Il existe des mots qui ne devraient jamais être tra­duits. Le japo­nais a ce talent d’enfiler des perles lin­guis­tiques pour dire l’indicible. Komo­re­bi en fait par­tie : la lumière du soleil qui filtre à tra­vers les feuilles. Trois syl­labes pour sai­sir ce moment fugace où le vent, en bou­geant les branches, joue au pro­jec­tion­niste avec le ciel.

Je me sou­viens d’une marche un peu molle, un après-midi où la cha­leur écra­sait la ville. Je m’étais réfu­gié sous une ran­gée d’arbres et sou­dain, sur le sol, se mirent à dan­ser ces taches mou­vantes de lumière. Rien d’extraordinaire en appa­rence — juste le soleil qui se frayait un che­min au tra­vers du feuillage. Mais dans l’instant, tout sem­bla ralen­tir. J’eus la convic­tion que si le monde devait se dire en une seule image, ce serait celle-là : une clar­té inter­mit­tente, ni tout à fait ombre ni tout à fait soleil.

Les Japo­nais en ont fait un mot ; nous, pauvres Euro­péens, nous par­lons de « rayons de soleil dans les arbres », avec la lour­deur d’un inven­taire.
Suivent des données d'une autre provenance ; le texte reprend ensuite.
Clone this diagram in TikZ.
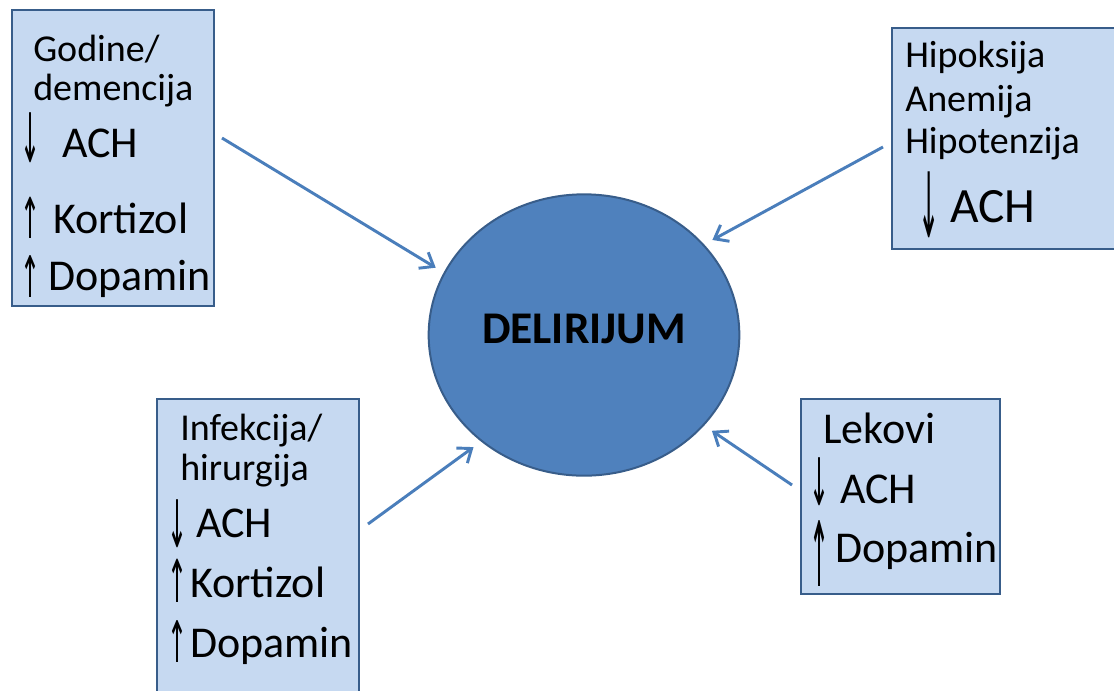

Eux y voient une expé­rience esthé­tique, un rap­pel dis­cret que la beau­té n’est pas seule­ment dans les œuvres mais dans les inter­stices, dans ce qui échappe.

Le komo­re­bi est une péda­go­gie lente : il enseigne qu’il faut par­fois lever la tête, s’arrêter sous un arbre et accep­ter que le monde vous couvre de motifs mou­vants comme une tapis­se­rie que le vent aurait déci­dé de repeindre à chaque seconde.

Le mot komo­re­bi (木漏れ日) désigne un phé­no­mène très pré­cis mais pro­fon­dé­ment poétique :

木 (ko) = arbre
漏れ (more) = fuite, pas­sage, filtre
日 (bi) = soleil, lumière du jour

C’est ce jeu de clair-obs­cur qu’on observe quand, sous une futaie, le vent bouge dou­ce­ment le feuillage et laisse pas­ser des taches de lumière mou­vantes sur le sol, comme un motif vivant pro­je­té par la nature.

En japo­nais, ce mot est char­gé d’une nuance que nous n’avons pas vrai­ment en fran­çais : il n’évoque pas seule­ment la lumière, mais aus­si la sen­sa­tion qu’elle pro­duit, ce mélange de beau­té, de dou­ceur et d’éphémère. Le komo­re­bi est moins une obser­va­tion phy­sique qu’une expé­rience esthé­tique et sen­so­rielle, une manière d’habiter le monde avec attention.

Et si je devais rete­nir une morale de ce petit théâtre de lumière, ce serait celle-ci : le soleil ne cherche pas à tout éclai­rer, il s’amuse à par­ta­ger. Une part pour les feuilles, une part pour la terre, et entre les deux, pour nous autres, voya­geurs dis­traits, un spec­tacle gratuit.